### TASK GOAL
Could you write out the records below exactly as they appear, leaving out any pictures?

+++ ENTRIES SUPPLIED +++

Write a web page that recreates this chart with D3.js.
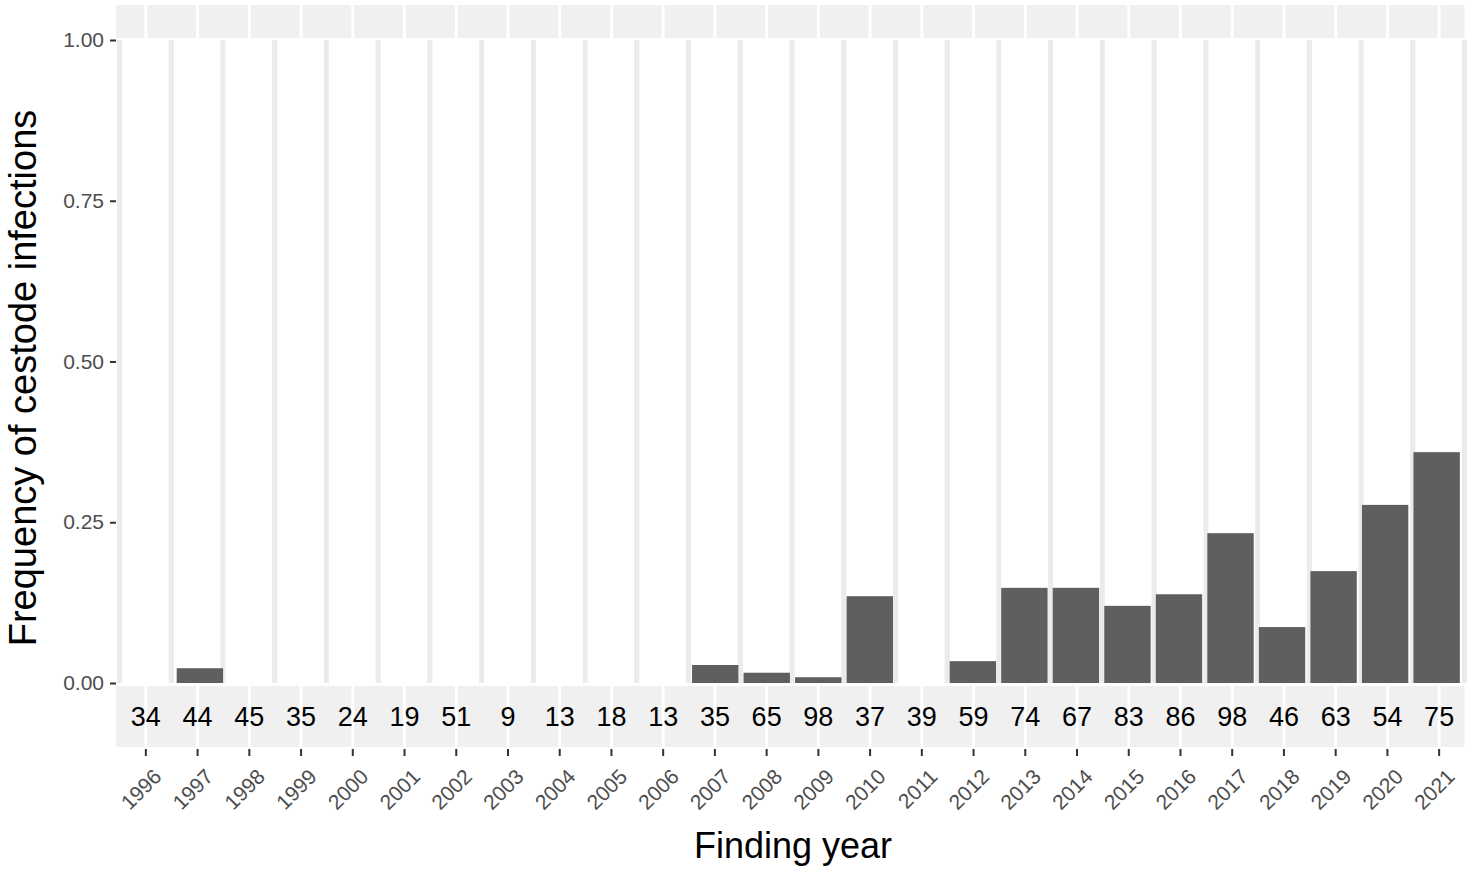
<!DOCTYPE html><html><head><meta charset="utf-8">
<script src="https://cdn.jsdelivr.net/npm/d3@7"></script>
<style>body{margin:0;background:#fff}text{font-family:"Liberation Sans",Arial,sans-serif}</style></head><body>
<svg id="c" width="1477" height="873"></svg>
<script>
const years=["1996","1997","1998","1999","2000","2001","2002","2003","2004","2005","2006","2007","2008","2009","2010","2011","2012","2013","2014","2015","2016","2017","2018","2019","2020","2021"];
const freq=[0,0.023,0,0,0,0,0,0,0,0,0,0.028,0.016,0.009,0.135,0,0.034,0.148,0.148,0.120,0.138,0.233,0.087,0.174,0.277,0.359];
const counts=[34,44,45,35,24,19,51,9,13,18,13,35,65,98,37,39,59,74,67,83,86,98,46,63,54,75];
const yTicks=[0,0.25,0.5,0.75,1];
const svg=d3.select("#c");
const L=120,R=1465,T=40,B=683;
const x=d3.scaleBand().domain(years).range([L,R]).padding(0.1);
const xb=d3.scaleBand().domain(years).range([L,R]);
const y=d3.scaleLinear().domain([0,1]).range([B,T]);
const cx=d=>xb(d)+xb.bandwidth()/2;
const edges=years.map(d=>xb(d)).concat([R]);
svg.selectAll(".vg").data(edges).join("rect").attr("x",d=>d-3).attr("width",5).attr("y",T).attr("height",B-T).attr("fill","#ebebeb");
const bnds=[116].concat(years.map(cx)).concat([1466]);
const segs=d3.pairs(bnds);
svg.selectAll(".ts").data(segs).join("rect").attr("x",(d,i)=>d[0]+(i?1.5:0)).attr("width",(d,i)=>d[1]-d[0]-(i?3:1.5)).attr("y",5).attr("height",33).attr("fill","#f0f0f0");
svg.selectAll(".bs").data(segs).join("rect").attr("x",(d,i)=>d[0]+(i?1.5:0)).attr("width",(d,i)=>d[1]-d[0]-(i?3:1.5)).attr("y",686).attr("height",61).attr("fill","#f0f0f0");
svg.selectAll(".bar").data(years).join("rect").attr("x",d=>x(d)).attr("width",x.bandwidth()).attr("y",(d,i)=>y(freq[i])).attr("height",(d,i)=>B-y(freq[i])).attr("fill","#5f5f5f");
svg.selectAll(".cnt").data(years).join("text").attr("x",cx).attr("y",726).attr("text-anchor","middle").attr("font-size",27).attr("fill","#000").text((d,i)=>counts[i]);
const ya=svg.append("g").attr("transform",`translate(${L-4},0)`).call(d3.axisLeft(y).tickValues(yTicks).tickFormat(d3.format(".2f")).tickSize(6).tickPadding(6));
ya.attr("font-size",null).attr("font-family",null);
ya.select(".domain").remove();
ya.selectAll("line").attr("stroke","#333").attr("stroke-width",2);
ya.selectAll("text").style("font-size","21px").attr("fill","#4d4d4d");
const xa=svg.append("g").attr("transform","translate(0,749)").call(d3.axisBottom(xb).tickSize(7).tickPadding(4));
xa.attr("font-size",null).attr("font-family",null);
xa.select(".domain").remove();
xa.selectAll("line").attr("stroke","#333").attr("stroke-width",2);
xa.selectAll("text").style("font-size","21px").attr("fill","#4d4d4d").attr("text-anchor","end").attr("dy","0.35em").attr("transform","translate(4,16) rotate(-45)");
svg.append("text").attr("x",793).attr("y",858).attr("text-anchor","middle").attr("font-size",36).text("Finding year");
svg.append("text").attr("transform","translate(36,378) rotate(-90)").attr("text-anchor","middle").attr("font-size",38).text("Frequency of cestode infections");
</script></body></html>
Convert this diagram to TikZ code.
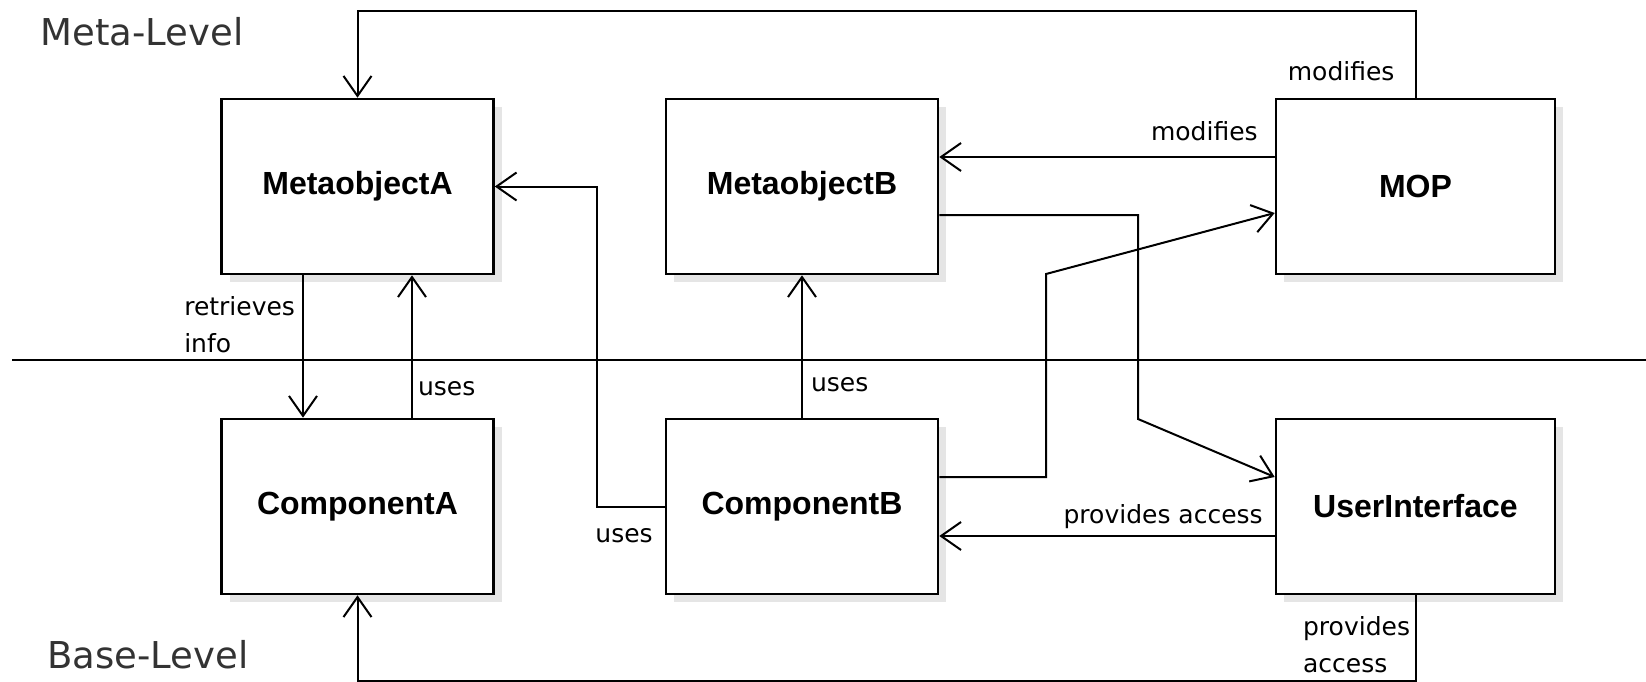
\documentclass[tikz,border=0pt]{standalone}
\usepackage{fontspec}
\setmainfont{DejaVu Sans}
\newfontfamily\boxfont{Liberation Sans}
\usepackage{tikz}
\usetikzlibrary{arrows.meta,shadows}
\tikzset{box/.style={draw,line width=1.3pt,fill=white,inner sep=0pt,
  minimum width=136pt,minimum height=87.5pt,
  drop shadow={shadow xshift=4pt,shadow yshift=-4pt,fill=black!20},
  font=\boxfont\bfseries\fontsize{16}{19}\selectfont}}
\tikzset{wide/.style={box,minimum width=139.5pt}}
\tikzset{link/.style={->,>={Straight Barb[length=10pt,width=14pt]},line width=1pt}}
\tikzset{lbl/.style={inner sep=0pt,font=\fontsize{12.5}{18.5}\selectfont}}
\tikzset{level/.style={inner sep=0pt,text=black!80,font=\fontsize{18.5}{22}\selectfont}}

\begin{document}
\begin{tikzpicture}[x=0.5pt,y=-0.5pt]
  \useasboundingbox (0,0) rectangle (1646,681);
  % levels
  \node[level,anchor=base west] (meta) at (40,45) {Meta-Level};
  \node[level,anchor=base west] (base) at (47,668) {Base-Level};
  \draw[line width=1pt] (12,360) -- (1646,360);
  % boxes
  \node[box] (metaA) at (357.5,186.5) {MetaobjectA};
  \node[box] (metaB) at (802,186.5) {MetaobjectB};
  \node[wide] (mop) at (1415.5,186.5) {MOP};
  \node[box] (compA) at (357.5,506.5) {ComponentA};
  \node[box] (compB) at (802,506.5) {ComponentB};
  \node[wide] (ui) at (1415.5,506.5) {UserInterface};
  % connectors
  \draw[link] (mop.north) -- node[lbl,pos=0,anchor=base east,xshift=-10pt,yshift=8.5pt] {modifies}
    ++(0,-87) -| (metaA.north);
  \draw[link] (mop.west |- 0,157) -- node[lbl,pos=0,anchor=base east,xshift=-8pt,yshift=8.5pt] {modifies}
    (metaB.east |- 0,157);
  \draw[link] (metaB.east |- 0,215) -| (1138,419) -- (ui.west |- 0,477);
  \draw[link] (compB.east |- 0,477) -| (1046,274) -- (mop.west |- 0,213);
  \draw[link] (ui.west |- 0,536) -- node[lbl,pos=0,anchor=base east,xshift=-5.5pt,yshift=6.5pt] {provides access}
    (compB.east |- 0,536);
  \draw[link] (ui.south) -- node[lbl,pos=0,anchor=north east,align=left,xshift=-2.25pt,yshift=-10pt] {provides\\access}
    ++(0,86) -| (compA.south);
  \draw[link] (compB.west) -- node[lbl,pos=0,anchor=base east,xshift=-5.5pt,yshift=-17.75pt] {uses}
    ++(-68,0) |- (metaA.east);
  \draw[link] (metaA.south -| 303,0) -- node[lbl,pos=0,anchor=north east,align=left,xshift=-3.5pt,yshift=-10pt] {retrieves\\info}
    (compA.north -| 303,0);
  \draw[link] (compA.north -| 412,0) -- node[lbl,pos=0,anchor=base west,xshift=2.5pt,yshift=11pt] {uses}
    (metaA.south -| 412,0);
  \draw[link] (compB.north) -- node[lbl,pos=0,anchor=base west,xshift=4pt,yshift=13pt] {uses}
    (metaB.south);
\end{tikzpicture}
\end{document}
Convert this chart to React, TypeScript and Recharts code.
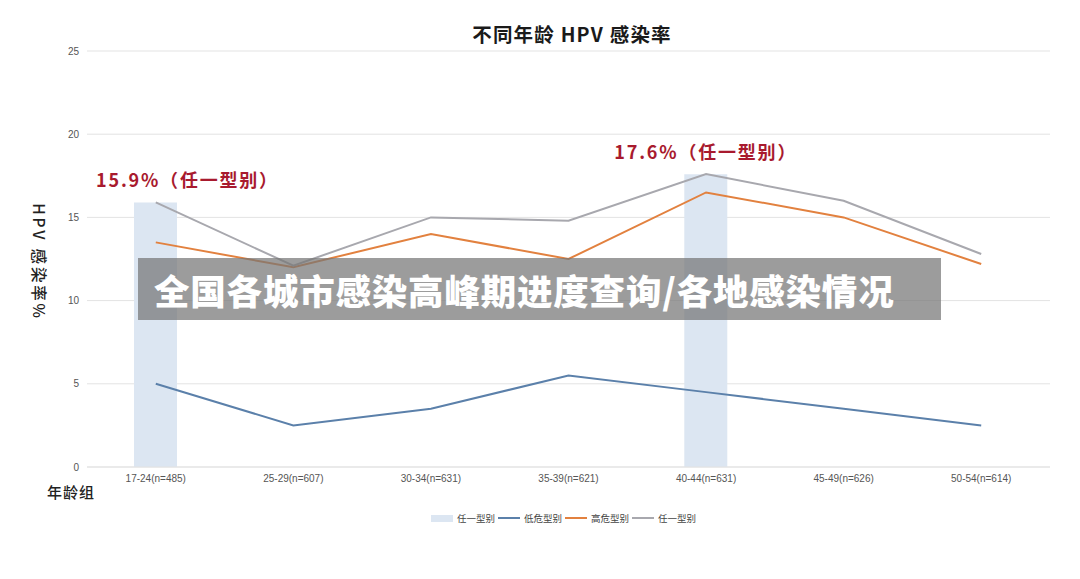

+++

### SOLVED EXERCISE
Write a web page that recreates this chart with D3.js.
<!DOCTYPE html><html><head><meta charset="utf-8">
<script src="https://cdn.jsdelivr.net/npm/d3@7"></script>
<style>body{margin:0;background:#fff}text{font-family:"Liberation Sans",Arial,sans-serif}</style></head><body>
<svg id="c" width="1477" height="873"></svg>
<script>
const years=["1996","1997","1998","1999","2000","2001","2002","2003","2004","2005","2006","2007","2008","2009","2010","2011","2012","2013","2014","2015","2016","2017","2018","2019","2020","2021"];
const freq=[0,0.023,0,0,0,0,0,0,0,0,0,0.028,0.016,0.009,0.135,0,0.034,0.148,0.148,0.120,0.138,0.233,0.087,0.174,0.277,0.359];
const counts=[34,44,45,35,24,19,51,9,13,18,13,35,65,98,37,39,59,74,67,83,86,98,46,63,54,75];
const yTicks=[0,0.25,0.5,0.75,1];
const svg=d3.select("#c");
const L=120,R=1465,T=40,B=683;
const x=d3.scaleBand().domain(years).range([L,R]).padding(0.1);
const xb=d3.scaleBand().domain(years).range([L,R]);
const y=d3.scaleLinear().domain([0,1]).range([B,T]);
const cx=d=>xb(d)+xb.bandwidth()/2;
const edges=years.map(d=>xb(d)).concat([R]);
svg.selectAll(".vg").data(edges).join("rect").attr("x",d=>d-3).attr("width",5).attr("y",T).attr("height",B-T).attr("fill","#ebebeb");
const bnds=[116].concat(years.map(cx)).concat([1466]);
const segs=d3.pairs(bnds);
svg.selectAll(".ts").data(segs).join("rect").attr("x",(d,i)=>d[0]+(i?1.5:0)).attr("width",(d,i)=>d[1]-d[0]-(i?3:1.5)).attr("y",5).attr("height",33).attr("fill","#f0f0f0");
svg.selectAll(".bs").data(segs).join("rect").attr("x",(d,i)=>d[0]+(i?1.5:0)).attr("width",(d,i)=>d[1]-d[0]-(i?3:1.5)).attr("y",686).attr("height",61).attr("fill","#f0f0f0");
svg.selectAll(".bar").data(years).join("rect").attr("x",d=>x(d)).attr("width",x.bandwidth()).attr("y",(d,i)=>y(freq[i])).attr("height",(d,i)=>B-y(freq[i])).attr("fill","#5f5f5f");
svg.selectAll(".cnt").data(years).join("text").attr("x",cx).attr("y",726).attr("text-anchor","middle").attr("font-size",27).attr("fill","#000").text((d,i)=>counts[i]);
const ya=svg.append("g").attr("transform",`translate(${L-4},0)`).call(d3.axisLeft(y).tickValues(yTicks).tickFormat(d3.format(".2f")).tickSize(6).tickPadding(6));
ya.attr("font-size",null).attr("font-family",null);
ya.select(".domain").remove();
ya.selectAll("line").attr("stroke","#333").attr("stroke-width",2);
ya.selectAll("text").style("font-size","21px").attr("fill","#4d4d4d");
const xa=svg.append("g").attr("transform","translate(0,749)").call(d3.axisBottom(xb).tickSize(7).tickPadding(4));
xa.attr("font-size",null).attr("font-family",null);
xa.select(".domain").remove();
xa.selectAll("line").attr("stroke","#333").attr("stroke-width",2);
xa.selectAll("text").style("font-size","21px").attr("fill","#4d4d4d").attr("text-anchor","end").attr("dy","0.35em").attr("transform","translate(4,16) rotate(-45)");
svg.append("text").attr("x",793).attr("y",858).attr("text-anchor","middle").attr("font-size",36).text("Finding year");
svg.append("text").attr("transform","translate(36,378) rotate(-90)").attr("text-anchor","middle").attr("font-size",38).text("Frequency of cestode infections");
</script></body></html>
Convert this diagram to TikZ code.
\documentclass[tikz,border=0pt]{standalone}
\usepackage{fontspec}
\setmainfont{DejaVu Sans}
\newfontfamily\boxfont{Liberation Sans}
\usepackage{tikz}
\usetikzlibrary{arrows.meta,shadows}
\tikzset{box/.style={draw,line width=1.3pt,fill=white,inner sep=0pt,
  minimum width=136pt,minimum height=87.5pt,
  drop shadow={shadow xshift=4pt,shadow yshift=-4pt,fill=black!20},
  font=\boxfont\bfseries\fontsize{16}{19}\selectfont}}
\tikzset{wide/.style={box,minimum width=139.5pt}}
\tikzset{link/.style={->,>={Straight Barb[length=10pt,width=14pt]},line width=1pt}}
\tikzset{lbl/.style={inner sep=0pt,font=\fontsize{12.5}{18.5}\selectfont}}
\tikzset{level/.style={inner sep=0pt,text=black!80,font=\fontsize{18.5}{22}\selectfont}}

\begin{document}
\begin{tikzpicture}[x=0.5pt,y=-0.5pt]
  \useasboundingbox (0,0) rectangle (1646,681);
  % levels
  \node[level,anchor=base west] (meta) at (40,45) {Meta-Level};
  \node[level,anchor=base west] (base) at (47,668) {Base-Level};
  \draw[line width=1pt] (12,360) -- (1646,360);
  % boxes
  \node[box] (metaA) at (357.5,186.5) {MetaobjectA};
  \node[box] (metaB) at (802,186.5) {MetaobjectB};
  \node[wide] (mop) at (1415.5,186.5) {MOP};
  \node[box] (compA) at (357.5,506.5) {ComponentA};
  \node[box] (compB) at (802,506.5) {ComponentB};
  \node[wide] (ui) at (1415.5,506.5) {UserInterface};
  % connectors
  \draw[link] (mop.north) -- node[lbl,pos=0,anchor=base east,xshift=-10pt,yshift=8.5pt] {modifies}
    ++(0,-87) -| (metaA.north);
  \draw[link] (mop.west |- 0,157) -- node[lbl,pos=0,anchor=base east,xshift=-8pt,yshift=8.5pt] {modifies}
    (metaB.east |- 0,157);
  \draw[link] (metaB.east |- 0,215) -| (1138,419) -- (ui.west |- 0,477);
  \draw[link] (compB.east |- 0,477) -| (1046,274) -- (mop.west |- 0,213);
  \draw[link] (ui.west |- 0,536) -- node[lbl,pos=0,anchor=base east,xshift=-5.5pt,yshift=6.5pt] {provides access}
    (compB.east |- 0,536);
  \draw[link] (ui.south) -- node[lbl,pos=0,anchor=north east,align=left,xshift=-2.25pt,yshift=-10pt] {provides\\access}
    ++(0,86) -| (compA.south);
  \draw[link] (compB.west) -- node[lbl,pos=0,anchor=base east,xshift=-5.5pt,yshift=-17.75pt] {uses}
    ++(-68,0) |- (metaA.east);
  \draw[link] (metaA.south -| 303,0) -- node[lbl,pos=0,anchor=north east,align=left,xshift=-3.5pt,yshift=-10pt] {retrieves\\info}
    (compA.north -| 303,0);
  \draw[link] (compA.north -| 412,0) -- node[lbl,pos=0,anchor=base west,xshift=2.5pt,yshift=11pt] {uses}
    (metaA.south -| 412,0);
  \draw[link] (compB.north) -- node[lbl,pos=0,anchor=base west,xshift=4pt,yshift=13pt] {uses}
    (metaB.south);
\end{tikzpicture}
\end{document}
Convert this chart to React, TypeScript and Recharts code.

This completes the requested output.